◆ Exercise:
All of the listing below must be repeated word for word. Pictures are the only thing to omit.
----- Source excerpt
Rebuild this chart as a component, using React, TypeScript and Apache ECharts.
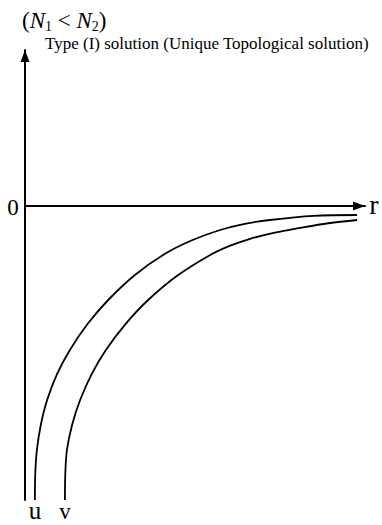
import React, { useEffect, useRef } from "react";
import * as echarts from "echarts";

// Radial coordinate r and value of the u profile
const uR = [0.30, 0.31, 0.36, 0.48, 0.67, 0.97, 1.36, 1.90, 2.52, 3.33, 4.24, 5.06, 5.91, 6.66, 7.42, 8.74, 10.06];
const uVal = [-10.0, -9.15, -8.30, -7.44, -6.60, -5.72, -4.90, -4.01, -3.20, -2.35, -1.63, -1.17, -0.82, -0.61, -0.48, -0.34, -0.31];

// Radial coordinate r and value of the v profile
const vR = [1.21, 1.22, 1.27, 1.43, 1.67, 2.02, 2.45, 3.05, 3.73, 4.62, 5.61, 6.20, 6.82, 7.57, 8.33, 9.19, 10.06];
const vVal = [-10.0, -9.15, -8.30, -7.43, -6.60, -5.72, -4.90, -4.01, -3.20, -2.37, -1.67, -1.36, -1.12, -0.91, -0.75, -0.59, -0.48];

const title = "Type (I) solution (Unique Topological solution)";
const SERIF = "'Liberation Serif', 'Times New Roman', serif";

const pairs = (xs: number[], ys: number[]) => xs.map((x, i) => [x, ys[i]]);

export default function App() {
  const ref = useRef<HTMLDivElement>(null);

  useEffect(() => {
    if (!ref.current) return;
    const chart = echarts.init(ref.current, undefined, { renderer: "svg" });
    const axisLine = {
      show: true,
      onZero: true,
      symbol: ["none", "triangle"],
      symbolSize: [9, 12],
      symbolOffset: [0, -6],
      lineStyle: { color: "#000", width: 2 },
    };
    const curve = (name: string, data: number[][]) => ({
      name,
      type: "line",
      data,
      smooth: 0.35,
      showSymbol: false,
      symbol: "none",
      lineStyle: { color: "#000", width: 1.8 },
      silent: true,
    });
    chart.setOption({
      animation: false,
      backgroundColor: "#fff",
      grid: { left: 25, right: 17, top: 50, bottom: 25 },
      xAxis: {
        type: "value",
        min: 0,
        max: 10.3,
        axisLine,
        axisTick: { show: false },
        axisLabel: { show: false },
        splitLine: { show: false },
      },
      yAxis: {
        type: "value",
        min: -10,
        max: 5.3,
        axisLine: { ...axisLine, onZero: false },
        axisTick: { show: false },
        axisLabel: { show: false },
        splitLine: { show: false },
      },
      series: [curve("u", pairs(uR, uVal)), curve("v", pairs(vR, vVal))],
      graphic: [
        {
          type: "text",
          x: 22,
          y: 20,
          style: {
            text: "({i|N}{s|1} < {i|N}{s|2})",
            font: `23px ${SERIF}`,
            fill: "#000",
            textVerticalAlign: "middle",
            rich: {
              i: { fontStyle: "italic", fontSize: 23, fontFamily: SERIF, lineHeight: 26 },
              s: { fontSize: 14, fontFamily: SERIF, lineHeight: 14, verticalAlign: "bottom" },
            },
          },
        },
        {
          type: "text",
          x: 45,
          y: 43,
          style: {
            text: title,
            font: `17px ${SERIF}`,
            fill: "#000",
            textVerticalAlign: "middle",
          },
        },
        {
          type: "text",
          x: 13,
          y: 207,
          style: { text: "0", font: `23px ${SERIF}`, fill: "#000", textAlign: "center", textVerticalAlign: "middle" },
        },
        {
          type: "text",
          x: 374,
          y: 204,
          style: { text: "r", font: `28px ${SERIF}`, fill: "#000", textAlign: "center", textVerticalAlign: "middle" },
        },
        {
          type: "text",
          x: 35,
          y: 510,
          style: { text: "u", font: `25px ${SERIF}`, fill: "#000", textAlign: "center", textVerticalAlign: "middle" },
        },
        {
          type: "text",
          x: 65,
          y: 511,
          style: { text: "v", font: `23px ${SERIF}`, fill: "#000", textAlign: "center", textVerticalAlign: "middle" },
        },
      ],
    });
    return () => chart.dispose();
  }, []);

  return (
    <div
      ref={ref}
      style={{ position: "absolute", left: 0, top: 0, width: 382, height: 525 }}
    />
  );
}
----------
◆ Result for this exercise:
Rebuild this chart as a component, using React, TypeScript and Apache ECharts.
import React, { useEffect, useRef } from "react";
import * as echarts from "echarts";

// Radial coordinate r and value of the u profile
const uR = [0.30, 0.31, 0.36, 0.48, 0.67, 0.97, 1.36, 1.90, 2.52, 3.33, 4.24, 5.06, 5.91, 6.66, 7.42, 8.74, 10.06];
const uVal = [-10.0, -9.15, -8.30, -7.44, -6.60, -5.72, -4.90, -4.01, -3.20, -2.35, -1.63, -1.17, -0.82, -0.61, -0.48, -0.34, -0.31];

// Radial coordinate r and value of the v profile
const vR = [1.21, 1.22, 1.27, 1.43, 1.67, 2.02, 2.45, 3.05, 3.73, 4.62, 5.61, 6.20, 6.82, 7.57, 8.33, 9.19, 10.06];
const vVal = [-10.0, -9.15, -8.30, -7.43, -6.60, -5.72, -4.90, -4.01, -3.20, -2.37, -1.67, -1.36, -1.12, -0.91, -0.75, -0.59, -0.48];

const title = "Type (I) solution (Unique Topological solution)";
const SERIF = "'Liberation Serif', 'Times New Roman', serif";

const pairs = (xs: number[], ys: number[]) => xs.map((x, i) => [x, ys[i]]);

export default function App() {
  const ref = useRef<HTMLDivElement>(null);

  useEffect(() => {
    if (!ref.current) return;
    const chart = echarts.init(ref.current, undefined, { renderer: "svg" });
    const axisLine = {
      show: true,
      onZero: true,
      symbol: ["none", "triangle"],
      symbolSize: [9, 12],
      symbolOffset: [0, -6],
      lineStyle: { color: "#000", width: 2 },
    };
    const curve = (name: string, data: number[][]) => ({
      name,
      type: "line",
      data,
      smooth: 0.35,
      showSymbol: false,
      symbol: "none",
      lineStyle: { color: "#000", width: 1.8 },
      silent: true,
    });
    chart.setOption({
      animation: false,
      backgroundColor: "#fff",
      grid: { left: 25, right: 17, top: 50, bottom: 25 },
      xAxis: {
        type: "value",
        min: 0,
        max: 10.3,
        axisLine,
        axisTick: { show: false },
        axisLabel: { show: false },
        splitLine: { show: false },
      },
      yAxis: {
        type: "value",
        min: -10,
        max: 5.3,
        axisLine: { ...axisLine, onZero: false },
        axisTick: { show: false },
        axisLabel: { show: false },
        splitLine: { show: false },
      },
      series: [curve("u", pairs(uR, uVal)), curve("v", pairs(vR, vVal))],
      graphic: [
        {
          type: "text",
          x: 22,
          y: 20,
          style: {
            text: "({i|N}{s|1} < {i|N}{s|2})",
            font: `23px ${SERIF}`,
            fill: "#000",
            textVerticalAlign: "middle",
            rich: {
              i: { fontStyle: "italic", fontSize: 23, fontFamily: SERIF, lineHeight: 26 },
              s: { fontSize: 14, fontFamily: SERIF, lineHeight: 14, verticalAlign: "bottom" },
            },
          },
        },
        {
          type: "text",
          x: 45,
          y: 43,
          style: {
            text: title,
            font: `17px ${SERIF}`,
            fill: "#000",
            textVerticalAlign: "middle",
          },
        },
        {
          type: "text",
          x: 13,
          y: 207,
          style: { text: "0", font: `23px ${SERIF}`, fill: "#000", textAlign: "center", textVerticalAlign: "middle" },
        },
        {
          type: "text",
          x: 374,
          y: 204,
          style: { text: "r", font: `28px ${SERIF}`, fill: "#000", textAlign: "center", textVerticalAlign: "middle" },
        },
        {
          type: "text",
          x: 35,
          y: 510,
          style: { text: "u", font: `25px ${SERIF}`, fill: "#000", textAlign: "center", textVerticalAlign: "middle" },
        },
        {
          type: "text",
          x: 65,
          y: 511,
          style: { text: "v", font: `23px ${SERIF}`, fill: "#000", textAlign: "center", textVerticalAlign: "middle" },
        },
      ],
    });
    return () => chart.dispose();
  }, []);

  return (
    <div
      ref={ref}
      style={{ position: "absolute", left: 0, top: 0, width: 382, height: 525 }}
    />
  );
}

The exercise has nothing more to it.